Sikka can be used to represent any currency or commodity as per the aid organization’s need. The Sikka token will hold its value only within a well-defined ecosystem comprising the aid organization, beneficiaries, vendors and/or financial cooperatives. The Sikka system creates an equivalent number of tokens for each unit of fiat currency (or commodities) held in trust for the system. In the case of CBTs, all the money distributed in the system remains within the traditional banking system with Sikka functioning as a trust protocol representing money in the bank.


Some of the problems in existing cash transfer interventions are identified are as follows:

  1. Organizations do not want to share beneficiary’s private information with external stakeholders.
  2. High cost associated with other technologies or means of aid distribution
  3. Intense trainings and long implementation timeline required before the distribution.
  4. Numeracy among beneficiaries and traders is very low
  5. High service charges associated while acquiring services from banks.
  6. Extra costs associated with logistics and staffing during distribution.


Sikka in Nepali means “coin”, which is an apt name for a currency-backed token. Sikka forms the core of an e-voucher system that incorporates blockchain technology over cellular networks to provide a CBT solution for aid agencies to reach remote communities with limited access to financial services. The CTP model of Sikka is designed to facilitate and monitor both cash and commodity based aid operations

Why Sikka?

As an overall solution, the benefits of using Sikka can be understood as benefits accruing from accessibility, network resilience and accountability:.

  1. Accessibility : Sikka makes use of cellular networks to provide its service which can be accessed through the use of a simple feature phone.
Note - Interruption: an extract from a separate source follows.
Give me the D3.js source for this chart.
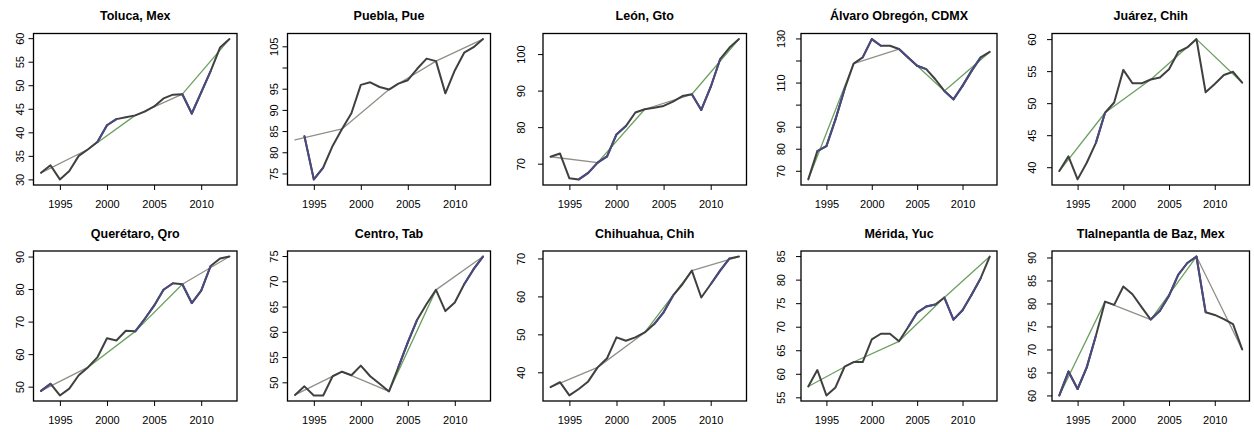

Since this is based on a SMS service, there is no restriction to the kind of phone that can be used to access Sikka’s services.
  2. Network Resilience : SMS service is one of the most resilient services provided by any mobile network operator, making Sikka’s services more readily available and with reduced downtime. After a disaster like an earthquake, SMS is the first service to be made available by the network operator which makes it easier and more reliable for the organizations to disburse aid to affected beneficiaries with reduced connectivity.
  3. Accountability : Sikka, being built on blockchain technology, ensures accountability, transparency, and trust within and among organizations. Each transaction happening between beneficiaries, vendors and cooperatives within a given program can be tracked in real time as it happens. Since the transaction logs existing in a blockchain are essentially tamper-proof, organizations can rely on the system in a virtually trustless manner.


The main benefits from an organizational perspective for using Sikka are:

  • Reduced Overhead: Sikka supports significant portions of Monitoring and Evaluation processes by virtue of blockchain transaction records. In addition to that, organizations are not required to be continually present in the field, or at least not in the large numbers required by similar systems, because Sikka allows greater levels of operational capacity through local partners within a transparent operational environment.
  • Real-time data visualization: Sikka provides a dashboard to Program Managers that allow them to monitor the use of Sikka and track deployment in real-time. Each transaction is time stamped and displayed on the dashboard with information including sender, receiver and the amount transferred.
  • No additional equipment required: Sikka does not require organizations to distribute any additional hardware or materials (such as debit cards)  to the beneficiaries.


From the beneficiaries perspective:


  • Simple and intuitive end user interface and experience: Beneficiaries are able to use sikka using SMS service with simple and intuitive steps that can be memorized easily. For beneficiaries it’s easier than adding credit to their phone through a scratch card.
  • Available in local language:  In addition to using a feature phone the overall user interface is done through local language further reducing barrier for usage. Currently, the system supports English and Nepali language.


Utilizes local vendors and local Financial Services Providers (FSPs) : Sikka uses existing service providers like local shops and local cooperatives for redemption and/or exchange of Sikka thus reducing the hassle for beneficiaries to travel long distances to receive support.